Only the lines from the start of the data through the line with "plt.rcParams['mathtext.it'] = 'Liberation" belong in the copy. Restate them word for word, minus the pictures.

**** Information shown

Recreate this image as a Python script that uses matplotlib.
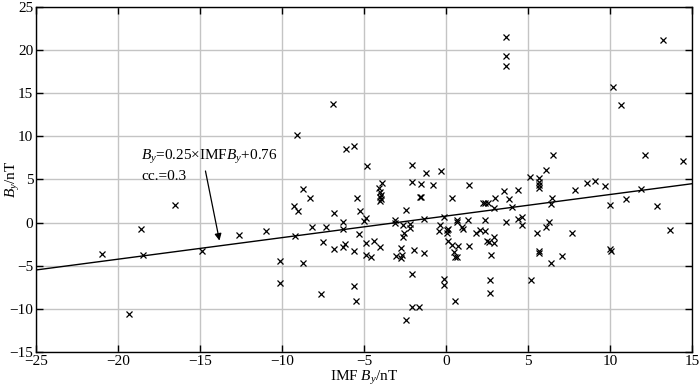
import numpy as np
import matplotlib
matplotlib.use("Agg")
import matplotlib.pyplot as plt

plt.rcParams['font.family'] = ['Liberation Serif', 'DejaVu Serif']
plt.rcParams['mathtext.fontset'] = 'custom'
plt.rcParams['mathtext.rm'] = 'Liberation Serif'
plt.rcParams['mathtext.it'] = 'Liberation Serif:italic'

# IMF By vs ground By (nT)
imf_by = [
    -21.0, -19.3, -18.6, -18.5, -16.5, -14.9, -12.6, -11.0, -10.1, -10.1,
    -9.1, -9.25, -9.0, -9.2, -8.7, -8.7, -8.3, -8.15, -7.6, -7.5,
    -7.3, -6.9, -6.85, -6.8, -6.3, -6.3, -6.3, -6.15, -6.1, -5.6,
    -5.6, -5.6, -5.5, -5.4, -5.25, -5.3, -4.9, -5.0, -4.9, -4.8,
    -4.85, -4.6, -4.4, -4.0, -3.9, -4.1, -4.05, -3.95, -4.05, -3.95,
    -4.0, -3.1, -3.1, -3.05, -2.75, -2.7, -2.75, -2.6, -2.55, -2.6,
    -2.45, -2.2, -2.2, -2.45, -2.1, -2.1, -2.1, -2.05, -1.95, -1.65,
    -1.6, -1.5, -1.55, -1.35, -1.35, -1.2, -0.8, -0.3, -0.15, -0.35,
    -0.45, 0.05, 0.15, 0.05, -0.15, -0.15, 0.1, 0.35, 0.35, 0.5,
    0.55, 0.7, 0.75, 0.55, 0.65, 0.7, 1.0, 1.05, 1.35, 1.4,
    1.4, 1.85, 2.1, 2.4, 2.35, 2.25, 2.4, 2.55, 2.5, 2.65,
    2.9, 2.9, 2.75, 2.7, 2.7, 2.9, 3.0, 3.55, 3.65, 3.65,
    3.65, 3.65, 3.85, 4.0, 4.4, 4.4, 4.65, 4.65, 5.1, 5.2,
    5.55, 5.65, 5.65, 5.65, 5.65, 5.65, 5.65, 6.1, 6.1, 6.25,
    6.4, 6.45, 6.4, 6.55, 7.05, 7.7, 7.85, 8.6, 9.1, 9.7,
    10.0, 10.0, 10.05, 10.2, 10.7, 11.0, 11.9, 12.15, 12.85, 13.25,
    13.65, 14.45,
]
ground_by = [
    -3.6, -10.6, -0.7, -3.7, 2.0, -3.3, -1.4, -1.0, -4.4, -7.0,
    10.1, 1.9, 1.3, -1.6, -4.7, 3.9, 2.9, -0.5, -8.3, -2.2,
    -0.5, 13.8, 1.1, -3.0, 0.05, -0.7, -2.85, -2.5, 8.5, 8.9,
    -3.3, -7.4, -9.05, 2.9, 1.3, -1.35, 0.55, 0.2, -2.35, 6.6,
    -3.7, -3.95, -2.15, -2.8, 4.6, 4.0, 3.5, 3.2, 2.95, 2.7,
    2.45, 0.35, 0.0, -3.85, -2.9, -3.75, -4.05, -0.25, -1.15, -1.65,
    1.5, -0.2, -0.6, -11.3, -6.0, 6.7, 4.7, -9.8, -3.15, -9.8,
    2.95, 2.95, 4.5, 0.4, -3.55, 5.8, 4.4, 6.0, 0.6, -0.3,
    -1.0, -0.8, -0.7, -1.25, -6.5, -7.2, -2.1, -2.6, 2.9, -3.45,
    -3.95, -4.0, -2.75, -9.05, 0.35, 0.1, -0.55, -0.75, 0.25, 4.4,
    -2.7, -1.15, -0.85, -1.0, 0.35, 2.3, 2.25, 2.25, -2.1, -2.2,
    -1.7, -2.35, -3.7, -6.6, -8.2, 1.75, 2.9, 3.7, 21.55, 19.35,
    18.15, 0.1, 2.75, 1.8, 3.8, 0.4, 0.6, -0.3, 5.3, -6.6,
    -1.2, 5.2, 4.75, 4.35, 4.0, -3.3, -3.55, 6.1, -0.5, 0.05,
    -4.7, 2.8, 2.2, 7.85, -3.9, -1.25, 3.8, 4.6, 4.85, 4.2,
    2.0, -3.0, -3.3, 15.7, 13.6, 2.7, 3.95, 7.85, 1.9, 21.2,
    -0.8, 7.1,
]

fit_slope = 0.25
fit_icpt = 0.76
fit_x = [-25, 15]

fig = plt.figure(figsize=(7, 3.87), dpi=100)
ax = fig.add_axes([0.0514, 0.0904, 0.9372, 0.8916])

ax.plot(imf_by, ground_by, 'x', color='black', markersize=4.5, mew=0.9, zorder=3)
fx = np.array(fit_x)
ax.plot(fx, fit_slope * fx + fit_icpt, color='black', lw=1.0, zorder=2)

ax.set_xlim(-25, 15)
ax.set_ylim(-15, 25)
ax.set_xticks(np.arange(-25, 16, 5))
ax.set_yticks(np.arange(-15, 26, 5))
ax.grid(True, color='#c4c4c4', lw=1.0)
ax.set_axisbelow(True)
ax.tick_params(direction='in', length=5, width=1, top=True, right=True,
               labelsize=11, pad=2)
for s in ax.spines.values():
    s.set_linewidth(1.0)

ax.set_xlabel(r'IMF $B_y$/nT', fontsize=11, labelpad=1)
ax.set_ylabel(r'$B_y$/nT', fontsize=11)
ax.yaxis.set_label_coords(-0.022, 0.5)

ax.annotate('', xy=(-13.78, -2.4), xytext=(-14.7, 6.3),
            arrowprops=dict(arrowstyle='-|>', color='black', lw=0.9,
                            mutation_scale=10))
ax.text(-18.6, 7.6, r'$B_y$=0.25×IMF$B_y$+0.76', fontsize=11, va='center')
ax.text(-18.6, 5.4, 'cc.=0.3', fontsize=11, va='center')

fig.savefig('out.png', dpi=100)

********

• [Correct result]:
Recreate this image as a Python script that uses matplotlib.
import numpy as np
import matplotlib
matplotlib.use("Agg")
import matplotlib.pyplot as plt

plt.rcParams['font.family'] = ['Liberation Serif', 'DejaVu Serif']
plt.rcParams['mathtext.fontset'] = 'custom'
plt.rcParams['mathtext.rm'] = 'Liberation Serif'
plt.rcParams['mathtext.it'] = 'Liberation Serif:italic'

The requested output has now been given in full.